Andra noted, "The evaluation of these costs is a particularly delicate exercise because it requires making assumptions on labour costs, taxation, materials or energy for more than 100 years."
However, EDF, Areva and the CEA maintain that the cost of Cigéo will only be around €20 billion.
In a joint statement, the waste producers said yesterday that the development and construction of the repository will take place over its entire operating life. During this time, they say, "optimizations and innovations" - some of which have already been identified - will be employed which will affect the cost of the project.
Areva, EDF and CEA say they are already holding discussions with Andra on reaching agreement on technical and economic issues that could affect the cost of Cigéo. "These optimizations are being studied by Andra with the aim to implement them throughout the different phases of the storage facility construction, without reducing the level of safety and security," they said.
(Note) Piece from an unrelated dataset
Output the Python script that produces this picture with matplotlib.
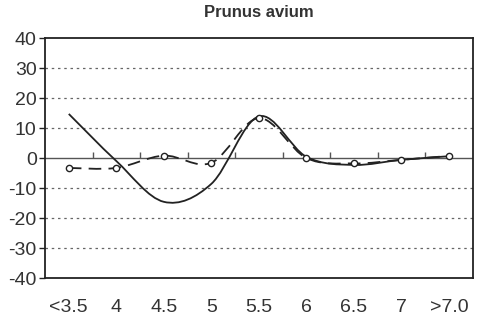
import numpy as np
import matplotlib
matplotlib.use("Agg")
import matplotlib.pyplot as plt
from matplotlib.path import Path
from matplotlib.patches import PathPatch

categories = ["<3.5", "4", "4.5", "5", "5.5", "6", "6.5", "7", ">7.0"]
solid_vals = [14.7, -1.0, -14.6, -8.6, 13.9, 0.4, -2.3, -0.6, 0.6]
dashed_vals = [-3.3, -3.3, 0.8, -1.6, 13.3, 0.0, -1.8, -0.6, 0.7]
yticks = [-40, -30, -20, -10, 0, 10, 20, 30, 40]

INK = "#222222"


def smooth_path(xs, ys):
    """Catmull-Rom as cubic Bezier segments (Excel-like smoothed line)."""
    pts = np.column_stack([xs, ys]).astype(float)
    verts = [pts[0]]
    codes = [Path.MOVETO]
    n = len(pts)
    for i in range(n - 1):
        p0 = pts[max(i - 1, 0)]
        p1 = pts[i]
        p2 = pts[i + 1]
        p3 = pts[min(i + 2, n - 1)]
        c1 = p1 + (p2 - p0) / 6.0
        c2 = p2 - (p3 - p1) / 6.0
        verts += [c1, c2, p2]
        codes += [Path.CURVE4] * 3
    return Path(verts, codes)


plt.rcParams['font.family'] = ['Liberation Sans', 'DejaVu Sans']
fig = plt.figure(figsize=(4.79, 3.17), dpi=100)
ax = fig.add_axes([0.094, 0.123, 0.893, 0.757])

x = np.arange(len(categories))

# grid + zero line
for v in yticks[1:-1]:
    if v == 0:
        ax.axhline(0, color="#555555", lw=1.0, zorder=1)
    else:
        ax.axhline(v, color="#666666", lw=0.9, ls=(0, (2, 3)), zorder=1)
# category boundary ticks on the zero line
ax.vlines(x[:-1] + 0.5, 0, 2, color="#555555", lw=1.0, zorder=1)

ax.add_patch(PathPatch(smooth_path(x, solid_vals), fill=False,
                       edgecolor=INK, lw=1.3, zorder=3))
ax.add_patch(PathPatch(smooth_path(x, dashed_vals), fill=False,
                       edgecolor=INK, lw=1.3, ls=(0, (7, 4)), zorder=3))
ax.plot(x, dashed_vals, ls="none", marker="o", ms=4.5, mfc="white",
        mec=INK, mew=1.0, zorder=4)

ax.set_xlim(-0.5, len(categories) - 0.5)
ax.set_ylim(-40, 40)
ax.set_yticks(yticks)
ax.set_yticklabels([str(v) for v in yticks], fontsize=14, color="#333333")
ax.set_xticks(x)
ax.set_xticklabels(categories, fontsize=14, color="#333333")
ax.tick_params(axis="x", length=0, pad=15)
ax.tick_params(axis="y", length=4, width=1.0, color=INK, pad=2)
for s in ax.spines.values():
    s.set_color(INK)
    s.set_linewidth(1.3)

ax.set_title("Prunus avium", fontsize=12, fontweight="bold", color="#333333",
             pad=15)

fig.savefig("out.png", dpi=100)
In a statement, the French Nuclear Safety Authority (Autorité De Sûreté Nucléaire, ASN) says an update of the reference cost is "imperative and urgent". According to ASN, Andra's latest estimate shows that "certain assumptions made by Andra, technical and economic, are too optimistic." It suggests it is essential to provide a mechanism for regularly updating the reference cost, "particularly at key stages of project development".
In an article in Le Monde, ASN director general Jean-Christophe Niel claims Andra has actually underestimated the price. He claims that Andra's technical and economic hypotheses are too optimistic. Niel even suggests that the volume of waste to be disposed of in Cigéo might be higher than forecast, especially if France were to stop reprocessing its used fuel.
It is now up to energy minister Ségolène Royal to decide, by decree, what the 'reference cost' will be for the facility.
Andra is scheduled to submit the safety and retrievability options report for the Cigéo repository to ASN later this year. Detailed design studies are expected to take place over the next two years.
The waste producers say the submission of the safety report and the start of detailed design studies "constitute key milestones for configuring the Cigéo project and for its costing".